Mantan Dubes RI Minta Presiden Terpilih Sediakan Dana Riset Memadai
- Dok. VIVA/ Zahrul Darmawan
VIVA – Mantan Direktur Jenderal Hubungan Internasional-Kementerian Luar Negeri, Eddy Pratomo, menilai anggaran atau dana riset pada perguruan tinggi di Indonesia belum memenuhi standar ideal, dan bahkan masih rendah jika dibanding dengan sejumlah Negara di Asia.
"Ya, anggaran riset kita belum ideal. Di luar negeri besar sekali. Saya lima tahun di Jerman, sangat jauh. Di kita masih minim. Idealnya dua persen dari APBN (Anggaran Pendapatan Belanja Negara). Saat ini baru nol koma sekian,” katanya usai dilantik sebagai Kepala Lembaga Hubungan dan Kerjasama Internasional, Universitas Pancasila, Jakarta pada Sabtu 6 April 2019.
Eddy yang juga sempat menjabat sebagai Duta Besar RI untuk Jerman itu berharap, siapa pun yang kelak akan memimpin bangsa ini, dapat memperhatikan hal tersebut, khususnya memperkuat di bidang pendidikan.
“Kita harus unggul secara SDM (Sumber Daya Manusia), jangan baca buku yang lama-lama lagi. Siapa pun yang memimpin, Indonesia harus maju dan menang, kalau bisa pendidikan diperkuat,” katanya
Dirinya juga mengatakan, jika dibanding dengan sejumlah di tingkat Asia saja, dana riset perguruan tinggi di Indonesia masih tertinggal jauh.
“Kalau dibandingkan di Asia kita rendah, kalah sama Thailand, Vietnam, Singapura dan Malaysia. Karena itu kita (Universitas Pancasila) ikut mendorong agar dana riset diperkuat.”
Penguatan dana riset, kata Eddy dinilai penting sebab tantangan ke depan adalah perang teknologi dan pemikiran. Karena itu, perguruan tinggi memiliki peran penting dalam mencetak generasi unggul dan berdaya saing tinggi.
“Kita harus siap-siap. Alhamdulillah UP (Universitas Pancasila) sudah terakreditasi A. Dari 4.000 lebih kampus kita di urutan 59 di Indonesia, ini capaian luar biasa.

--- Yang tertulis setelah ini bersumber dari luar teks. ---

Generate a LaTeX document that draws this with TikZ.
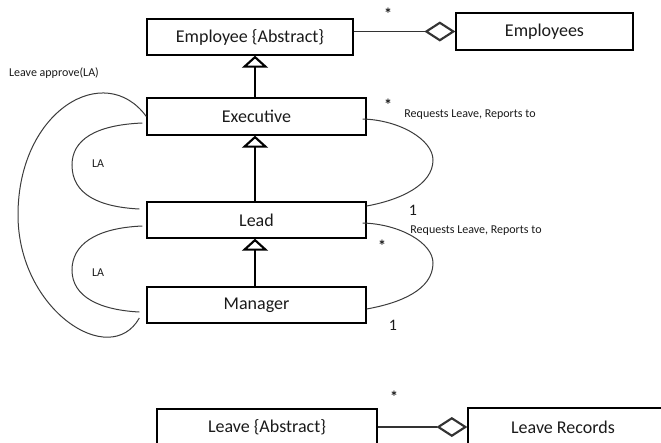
\documentclass[tikz,border=0pt]{standalone}
\usepackage{fontspec}
\setmainfont{Carlito}
\usetikzlibrary{arrows.meta,calc}
\definecolor{ink}{HTML}{1A1A1A}
\definecolor{curve}{HTML}{3C3C3C}
\begin{document}
\begin{tikzpicture}[x=0.75pt,y=-0.75pt,
  box/.style={draw=black,line width=1pt,rectangle,inner sep=0pt,
    font=\fontsize{13.5}{15}\selectfont,text=ink},
  inherit/.style={draw=black,line width=0.9pt,
    -{Triangle[open,length=12*0.75pt,width=26*0.75pt,line width=1.6pt]}},
  aggregate/.style={draw=black!80,line width=0.9pt,
    -{Diamond[open,length=31*0.75pt,width=20*0.75pt,line width=1.6pt]}},
  loopline/.style={draw=curve,line width=0.75pt},
  small/.style={font=\fontsize{9}{10}\selectfont,text=ink,inner sep=0pt},
  mult/.style={font=\fontsize{12}{13}\selectfont,text=ink,inner sep=0pt},
  star/.style={font=\fontsize{12}{13}\selectfont\bfseries,text=ink,inner sep=0pt}]
\clip (0,0) rectangle (661,443);
\useasboundingbox (0,0) rectangle (661,443);

% classes
\node[box,minimum width={206*0.75pt},minimum height={36*0.75pt}] (employee) at (250,37) {Employee \{Abstract\}};
\node[box,minimum width={177*0.75pt},minimum height={37*0.75pt}] (employees) at (544.5,31.5) {Employees};
\node[box,minimum width={219*0.75pt},minimum height={37*0.75pt}] (executive) at (256.5,116.5) {Executive};
\node[box,minimum width={219*0.75pt},minimum height={36*0.75pt}] (lead) at (256.5,220) {Lead};
\node[box,minimum width={219*0.75pt},minimum height={36*0.75pt}] (manager) at (256.5,305) {Manager};
\node[box,minimum width={220*0.75pt},minimum height={36*0.75pt}] (leave) at (267,427) {Leave \{Abstract\}};
\node[box,minimum width={230*0.75pt},minimum height={38*0.75pt}] (records) at (583,427) {};
\node[box,draw=none] (recordsname) at (563,427) {Leave Records};

% generalisation
\draw[inherit] ([xshift=-1.5*0.75pt]executive.north) -- ([xshift=-1.5*0.75pt]executive.north |- employee.south);
\draw[inherit] ([xshift=-1.5*0.75pt]lead.north) -- ([xshift=-1.5*0.75pt]lead.north |- executive.south);
\draw[inherit] ([xshift=-1.5*0.75pt]manager.north) -- ([xshift=-1.5*0.75pt]manager.north |- lead.south);

% aggregation
\draw[aggregate] (employee.east |- employees.west) -- (employees.west);
\draw[aggregate] (leave.east) -- (records.west);
\node[star] (s1) at (388,14) {*};
\node[star] (s4) at (394,397) {*};

% leave approval loops on the left
\draw[loopline] (executive.west) .. controls (105,60) and (18,110) .. (18,215)
  .. controls (18,310) and (110,370) .. ([shift={(-7,13)}]manager.west);
\draw[loopline] ([shift={(-4,6.5)}]executive.west) .. controls (95,125) and (72,140) .. (72,165)
  .. controls (72,195) and (100,207) .. ([shift={(-7,-11)}]lead.west);
\draw[loopline] ([shift={(-4,6)}]lead.west) .. controls (95,228) and (72,245) .. (72,270)
  .. controls (72,297) and (100,310) .. ([shift={(-7,7)}]manager.west);
\node[small] (la0) at (54,73) {Leave approve(LA)};
\node[small] (la1) at (98,164) {LA};
\node[small] (la2) at (98,273) {LA};

% reporting loops on the right
\draw[loopline] ([shift={(-4,2.5)}]executive.east) .. controls (400,120) and (433,140) .. (433,160)
  .. controls (433,185) and (400,200) .. ([shift={(0,-14)}]lead.east);
\draw[loopline] ([shift={(-4,3)}]lead.east) .. controls (400,224) and (433,243) .. (433,263)
  .. controls (433,290) and (400,303) .. ([shift={(0,4)}]manager.east);
\node[star] (s2) at (388,105) {*};
\node[small] (r1) at (470,115) {Requests Leave, Reports to};
\node[mult] (m1) at (413,210) {1};
\node[small] (r2) at (476,231) {Requests Leave, Reports to};
\node[star] (s3) at (382,246) {*};
\node[mult] (m2) at (393,325) {1};
\end{tikzpicture}
\end{document}
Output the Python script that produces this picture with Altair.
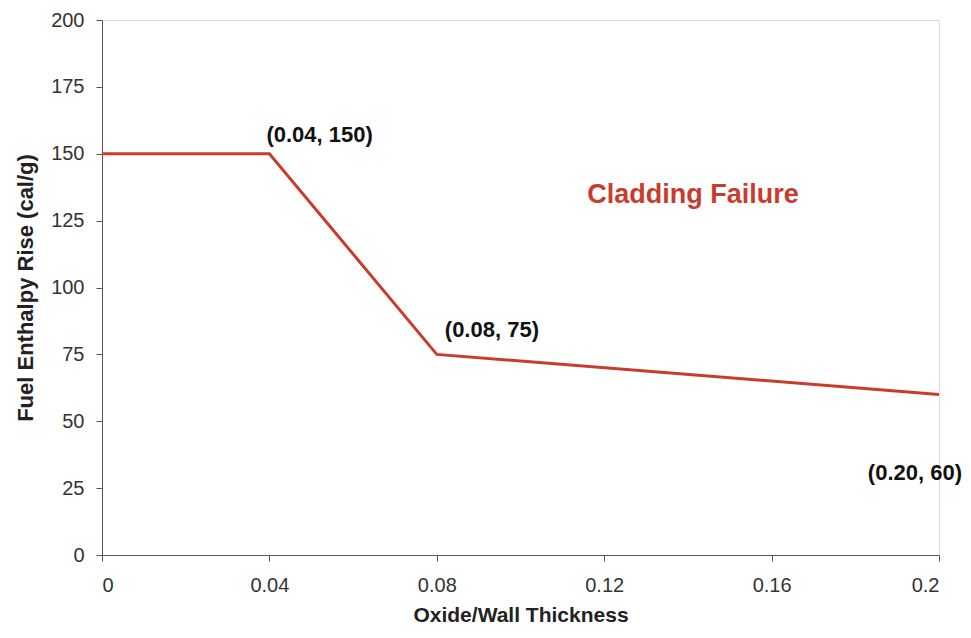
import altair as alt
import pandas as pd

# Data
x_vals = [0.0, 0.04, 0.08, 0.20]
y_vals = [150, 150, 75, 60]
point_labels = ["(0.04, 150)", "(0.08, 75)", "(0.20, 60)"]
label_x = [0.04, 0.08, 0.20]
label_y = [150, 75, 60]
region_label = "Cladding Failure"
region_x = [0.1412]
region_y = [134.5]
x_ticks = [0, 0.04, 0.08, 0.12, 0.16, 0.2]
y_ticks = [0, 25, 50, 75, 100, 125, 150, 175, 200]

line_df = pd.DataFrame({"x": x_vals, "y": y_vals})

xscale = alt.Scale(domain=[0, 0.2], nice=False, zero=True)
yscale = alt.Scale(domain=[0, 200], nice=False)

FONT = "Liberation Sans"
RED = "#c93c2d"

base_x = alt.X("x:Q", scale=xscale,
               axis=alt.Axis(title="Oxide/Wall Thickness", values=x_ticks,
                             format="~g", grid=False, domainColor="#555", tickColor="#555",
                             tickSize=6, labelPadding=14, labelFontSize=20, labelColor="#333",
                             labelFont=FONT, titleFont=FONT, titleFontSize=21, titleFontWeight="bold",
                             titleColor="#222", titlePadding=9))
base_y = alt.Y("y:Q", scale=yscale,
               axis=alt.Axis(title="Fuel Enthalpy Rise (cal/g)", values=y_ticks,
                             grid=False, domainColor="#555", tickColor="#555", tickSize=6,
                             labelPadding=12, labelFontSize=20, labelColor="#333", labelFont=FONT,
                             titleFont=FONT, titleFontSize=22, titleFontWeight="bold",
                             titleColor="#222", titlePadding=13))

line = alt.Chart(line_df).mark_line(color=RED, strokeWidth=3).encode(x=base_x, y=base_y)

def lbl(i, dx, dy, align):
    df = pd.DataFrame({"x": [label_x[i]], "y": [label_y[i]], "t": [point_labels[i]]})
    return alt.Chart(df).mark_text(font=FONT, fontSize=22, fontWeight="bold", color="#111",
                                   align=align, dx=dx, dy=dy).encode(
        x=alt.X("x:Q", scale=xscale), y=alt.Y("y:Q", scale=yscale), text="t:N")

t1 = lbl(0, -3, -19, "left")
t2 = lbl(1, 8, -24, "left")
t3 = lbl(2, 23, 78, "right")

region_df = pd.DataFrame({"x": region_x, "y": region_y, "t": [region_label]})
t4 = alt.Chart(region_df).mark_text(font=FONT, fontSize=27, fontWeight="bold", color=RED).encode(
    x=alt.X("x:Q", scale=xscale), y=alt.Y("y:Q", scale=yscale), text="t:N")

chart = alt.layer(line, t1, t2, t3, t4).properties(
    width=837, height=535,
    autosize=alt.AutoSizeParams(type="none"),
    padding={"left": 94, "top": 12, "right": 24, "bottom": 74},
).configure_view(stroke="#b0acb8", strokeWidth=1.5).configure(background="white")

chart.save("out.html", embed_options={"renderer": "svg", "actions": False})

Visi kita nasional dan internasional unggul dengan berbasis pada Pancasila,” ujarnya.
Di tempat yang sama, Ketua Pembina Yayasan Universitas Pancasila, Siswono Yudo Husodo mengatakan, ilmu pengetahuan telah melaju sangat pesat. Katena itulah, ia mengimbau pada para pendidik di kampus tersebut agar lebih modern dalam memberikan ilmu pengetahuan.
“Kita tidak boleh melihat ke belakang harus lihat ke depan karena perubahan begitu cepat. Karena itu saya tekankan pada para dosen harus menggunakan buku-buku mutakhir, ajak anak melihat orientasi ke depan,” katanya
Mantan Menteri Pekerjaan Umum dan Perumahan Rakyat era Soeharto itu juga mengatakan, lapangan kerja tidak terbatas hanya di Indonesia. Namun itu semua bisa dicapai jika memiliki kemampuan atau skill yang siap bersaing.
“Saya melihat lapangan kerja tidak terbatas hanya di Indonesia. Saya baru pulang dari Taiwan ada 230 ribu TKI (Tenaga Kerja Indonesia), di Hongkong ada 180 ribu TKI, Malaysia ada 548 ribu TKI. Di sana bahkan ada yang menempati jabatan strategis dan berkembang,” katanya.
Kondisi ini sangat jauh berbeda dengan di Indonesia di mana jumlah tenaga kerja asing masih sangat minim. Di sisi lain, universitas memiliki peranan penting untuk mempersiapkan generasi gemilang, salah satunya bekerja sama dengan perguruan tinggi ternama di luar negeri.
“Jadi, ke depan lapangan kerja luar biasa. Sementara ini tenaga kerja Cina di Indonesia cuma 18 ribu orang, ributnya enggak karuan. Bandingkan dengan TKI di luar negeri. Kita sudah masuk dunia tanpa batas. Teknologi yang nyaris tanpa hambatan. Kita tidak bisa gunakan pola pikir lama.”